Concerts classiques - Rusalka peine à nous captiver

Avec Rusalka de Dvorak, l'Opéra de Montréal (OdM) prend un certain risque. Tous les exemples de programmation hardie à Montréal, ces dernières années, se sont soldés par de relatifs échecs du point de vue du nombre de spectateurs, le bouche à oreille n'y faisant souvent rien.

Parmi les raisons d'aller voir Rusalka, il y a la découverte d'un ouvrage qui fait son entrée au répertoire de l'institution et l'intérêt de principe que suscite le recours à la vidéo dans une mise en scène d'opéra. En la matière, l'OdM n'a pas fait les choses à moitié: le lourd dispositif de panneaux à diodes électroluminescentes (DEL) qui cadre le décor a bien fonctionné, malgré la frayeur engendrée au début par une panne de deux secondes.

Comme l'avait annoncé au Devoir le metteur en scène Bill Murray, le rendement intrinsèque des DEL permet de sculpter de vrais éclairages à l'avant-scène, puisque les diodes sont peu sensibles aux reflets. Boston et Minneapolis, villes qui se sont alliées pour produire ce spectacle, utilisaient la rétroprojection, avec bien moins de latitude. Avantage collatéral: les panneaux délimitent un cadre scénique de plus petite taille, au sein duquel les artistes viennent naturellement chanter à l'avant-plan.

Sous plusieurs aspects, la première de samedi avait encore l'allure d'une répétition d'acclimatation de la Salle Wilfrid-Pelletier. Ainsi, le chef, John Keenan, ne semblait pas avoir vraiment conscience de ce qui passe — ou ne passe pas — dans la salle. Son Ier acte était sous abat-jour, alors que, sur le plan dynamique, le IIIe acte trouvait ses marques. Le ténor Khachatur Badalyan, malgré son fort potentiel, a, lui, pédalé dans le dernier acte. Soit il était vraiment à bout de voix, soit il tentait inutilement des nuances détimbrées.

Au sein de la distribution, Ewa Biegas en princesse étrangère, écrase tout le monde. Elle a une vraie voix pour Wilfrid-Pelletier. Kelly Kaduce en Rusalka s'en sort grâce à sa maîtrise du rôle. Mais certaines intonations sont légèrement basses. Pomakov a beaucoup d'aplomb, à défaut de finesse, alors que Liliana Nikiteanu est insuffisante en sorcière. Cette distinguée mozartienne est une excellente chanteuse et une bonne actrice, mais, ici, seule une Ameris (Aïda) ou une Azucena (Le Trouvère) peut passer la rampe.

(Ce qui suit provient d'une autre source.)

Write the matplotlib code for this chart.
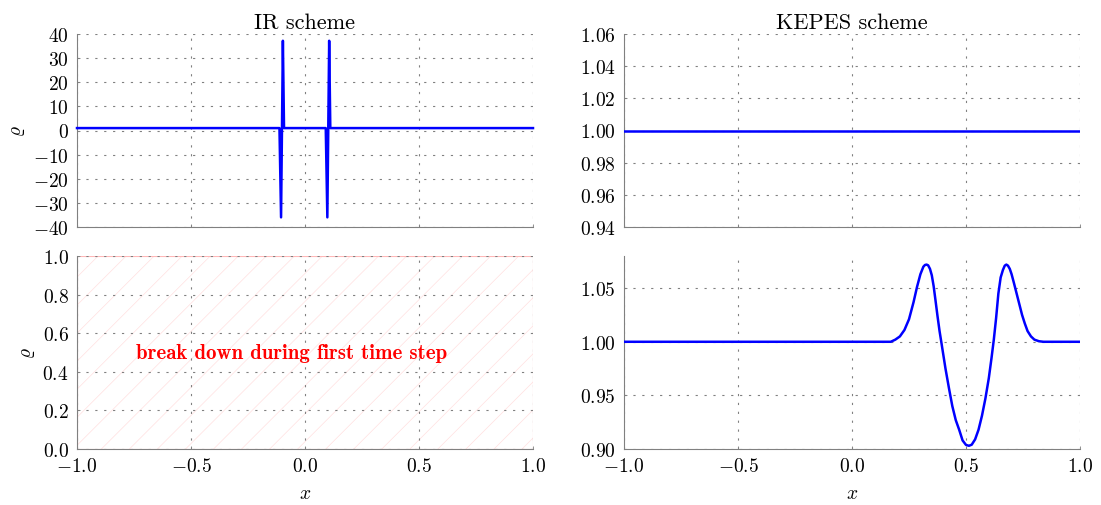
import numpy as np
import matplotlib
matplotlib.use('Agg')
import matplotlib.pyplot as plt
from matplotlib.patches import Rectangle
from matplotlib.ticker import FuncFormatter

plt.rcParams['font.family'] = 'serif'
plt.rcParams['font.serif'] = ['cmr10']
plt.rcParams['mathtext.fontset'] = 'cm'
plt.rcParams['axes.formatter.use_mathtext'] = True
plt.rcParams['font.size'] = 14

# IR scheme, first time step (density spikes)
x_ir = [-1.0, -0.112, -0.105, -0.097, -0.092, 0.091, 0.098, 0.106, 0.111, 1.0]
rho_ir = [1.0, 1.0, -36.0, 37.2, 1.0, 1.0, -36.0, 37.2, 1.0, 1.0]

# KEPES scheme, first time step
x_kepes_top = [-1.0, 1.0]
rho_kepes_top = [1.0, 1.0]

# KEPES scheme, final time
x_kepes = [-1.0, 0.17, 0.19, 0.21, 0.23, 0.25, 0.27, 0.285, 0.30, 0.313,
           0.320, 0.327, 0.334, 0.342, 0.350, 0.358, 0.366, 0.375, 0.384, 0.393,
           0.41, 0.425, 0.44, 0.455, 0.47, 0.485, 0.50, 0.513, 0.525, 0.54,
           0.555, 0.57, 0.585, 0.60, 0.612, 0.622, 0.632, 0.642, 0.652, 0.662,
           0.670, 0.677, 0.684, 0.692, 0.700, 0.710, 0.722, 0.734, 0.746, 0.758,
           0.770, 0.785, 0.80, 0.82, 0.84, 1.0]
rho_kepes = [1.000, 1.000, 1.002, 1.005, 1.011, 1.021, 1.037, 1.051, 1.063, 1.070,
             1.0716, 1.072, 1.0713, 1.068, 1.062, 1.052, 1.039, 1.024, 1.010, 0.998,
             0.975, 0.957, 0.940, 0.927, 0.918, 0.908, 0.9038, 0.9030, 0.904, 0.909,
             0.918, 0.931, 0.947, 0.966, 0.985, 1.002, 1.022, 1.045, 1.060, 1.067,
             1.071, 1.072, 1.071, 1.068, 1.063, 1.055, 1.045, 1.035, 1.025, 1.017,
             1.010, 1.005, 1.002, 1.0005, 1.000, 1.000]

xticks = [-1.0, -0.5, 0.0, 0.5, 1.0]
blue = '#0000ff'
gray = '#808080'


def fmt(digits):
    return FuncFormatter(lambda v, p: r'$%.*f$' % (digits, v))


fig = plt.figure(figsize=(11.01, 5.06), dpi=100)
L1, R1 = 77 / 1101, 533 / 1101
L2, R2 = 624 / 1101, 1080 / 1101
top_b, top_h = 1 - 228 / 506, 193 / 506
bot_b, bot_h = 1 - 450 / 506, 193 / 506
ax1 = fig.add_axes([L1, top_b, R1 - L1, top_h])
ax2 = fig.add_axes([L2, top_b, R2 - L2, top_h])
ax3 = fig.add_axes([L1, bot_b, R1 - L1, bot_h])
ax4 = fig.add_axes([L2, bot_b, R2 - L2, bot_h])


def style(ax):
    for s in ['top', 'right']:
        ax.spines[s].set_visible(False)
    for s in ['left', 'bottom']:
        ax.spines[s].set_color(gray)
        ax.spines[s].set_linewidth(0.8)
    ax.grid(True, color=gray, linestyle=(0, (2, 6)), linewidth=0.8)
    ax.tick_params(direction='in', length=2, color=gray, width=0.6)
    ax.tick_params(axis='y', pad=6)
    ax.tick_params(axis='x', pad=6)
    ax.set_xlim(-1, 1)
    ax.set_xticks(xticks)


for ax in (ax1, ax2, ax3, ax4):
    style(ax)

ax1.plot(x_ir, rho_ir, color=blue, lw=1.8, clip_on=False, zorder=3)
ax1.set_ylim(-40, 40)
ax1.set_yticks(range(-40, 41, 10))
ax1.set_xticklabels([])
ax1.set_ylabel(r'$\varrho$', labelpad=4)
ax1.set_title('IR scheme', fontsize=16, pad=4)

ax2.plot(x_kepes_top, rho_kepes_top, color=blue, lw=1.8, zorder=3)
ax2.set_ylim(0.94, 1.06)
ax2.set_yticks(np.arange(0.94, 1.0601, 0.02))
ax2.yaxis.set_major_formatter(fmt(2))
ax2.set_xticklabels([])
ax2.set_title('KEPES scheme', fontsize=16, pad=4)

# hatched "break down" panel
ax3.set_ylim(0, 1)
ax3.set_yticks(np.arange(0, 1.01, 0.2))
ax3.yaxis.set_major_formatter(fmt(1))
slope = (456 / 193) / 2
for c in np.arange(-2.0, 1.2, 0.123):
    ax3.plot([c, c + 1 / slope], [0, 1], color=(1, 0.88, 0.88), lw=0.5, zorder=1)
ax3.add_patch(Rectangle((0, 0), 1, 1, transform=ax3.transAxes, fill=False,
                        edgecolor=(1, 0.72, 0.72), lw=0.8, zorder=1))
ax3.text(-0.06, 0.5, 'break down during first time step', color='red',
         fontfamily='cmb10', fontsize=15, ha='center', va='center')
ax3.set_ylabel(r'$\varrho$', labelpad=4)
ax3.set_xlabel(r'$x$', labelpad=6)
ax3.xaxis.set_major_formatter(fmt(1))

ax4.plot(x_kepes, rho_kepes, color=blue, lw=1.8, zorder=3)
ax4.set_ylim(0.9, 1.08)
ax4.set_yticks([0.90, 0.95, 1.00, 1.05])
ax4.yaxis.set_major_formatter(fmt(2))
ax4.set_xlabel(r'$x$', labelpad=6)
ax4.xaxis.set_major_formatter(fmt(1))

fig.savefig('out.png', dpi=100)
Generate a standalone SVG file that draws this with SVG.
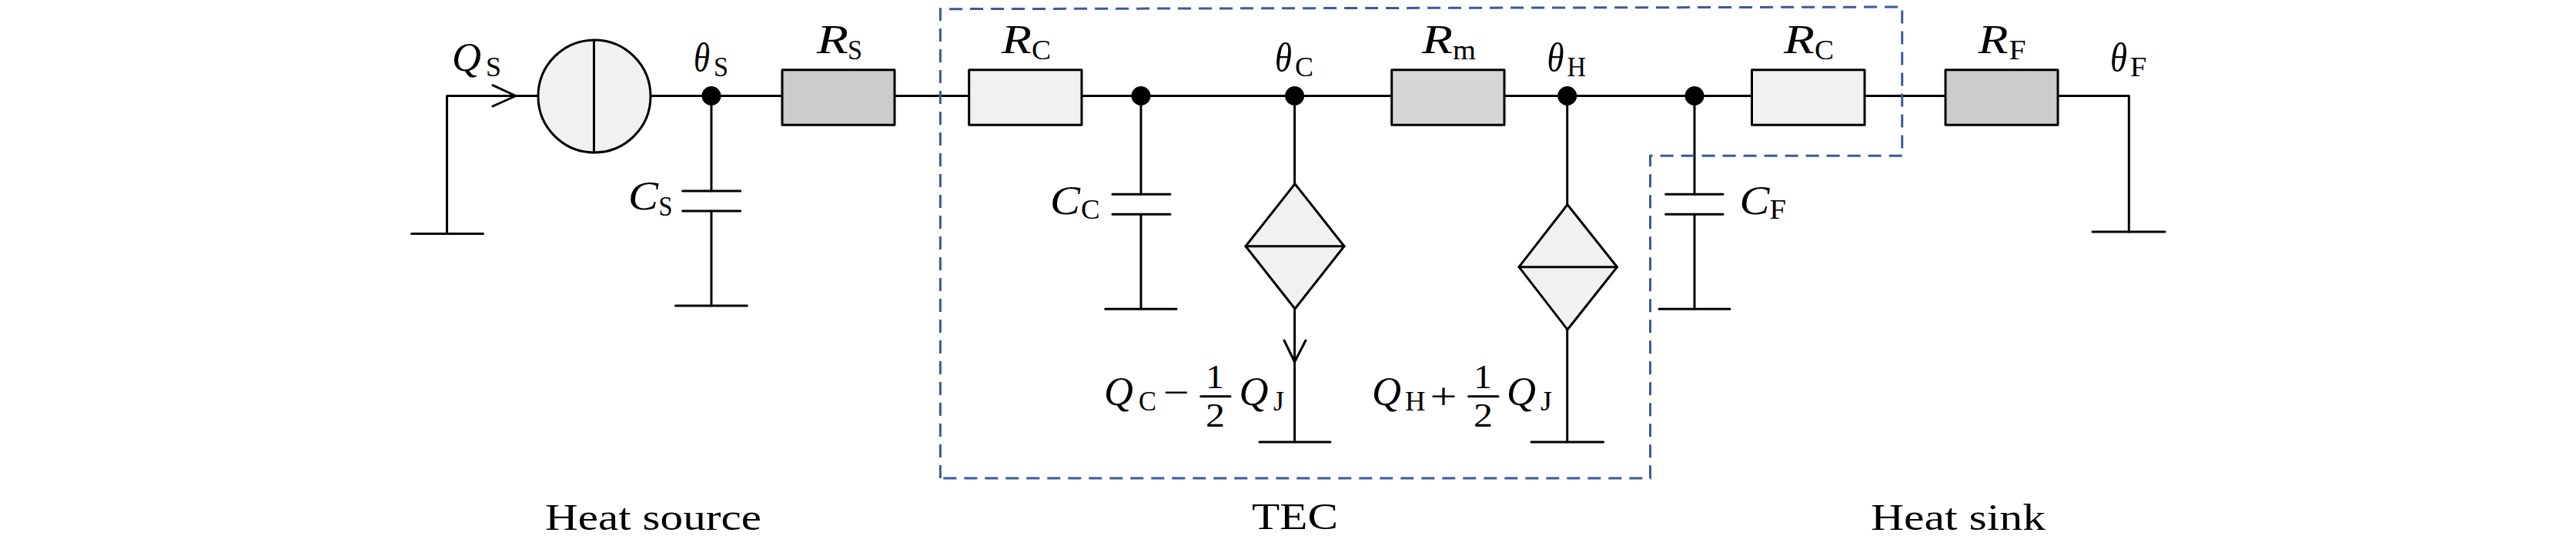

Quant au spectacle lui-même, mention «bon, sans plus». Je passe sur les idées étranges, telle, au IIIe acte, cette «danse du couteau» de la sorcière, alors que Rusalka est censée avoir jeté l'arme dans les eaux juste avant. Je préfère mentionner l'astucieux plancher de scène avec sa faille simulant le milieu aquatique. Le problème est que, fondamentalement, les projections, censées clarifier la situation, embrouillent l'esprit. Certes, Dvorak n'a pas facilité le travail du metteur en scène, mais, aux IIe et IIIe actes, le spectateur se demande souvent où l'action est censée se situer. Quant aux images proprement dites, on retient surtout la définition splendide de certaines d'entre elles (sous-bois, lune, fougère), car on est loin de «l'art visuel»...

Reste à discuter de Rusalka, l'opéra. À l'expérience, on est assez loin de ce qui pourrait être un Eugène Onéguine tchèque, car ce qui se passe sur scène n'émeut pas. Les multiples et récurrentes séances collectives d'expression corporelle ne rendent pas la chose plus emballante. Ceux qui s'ennuient vraiment pourront se distraire en comparant les surtitres français et anglais. L'activité est une source inépuisable d'étonnement et de distraction.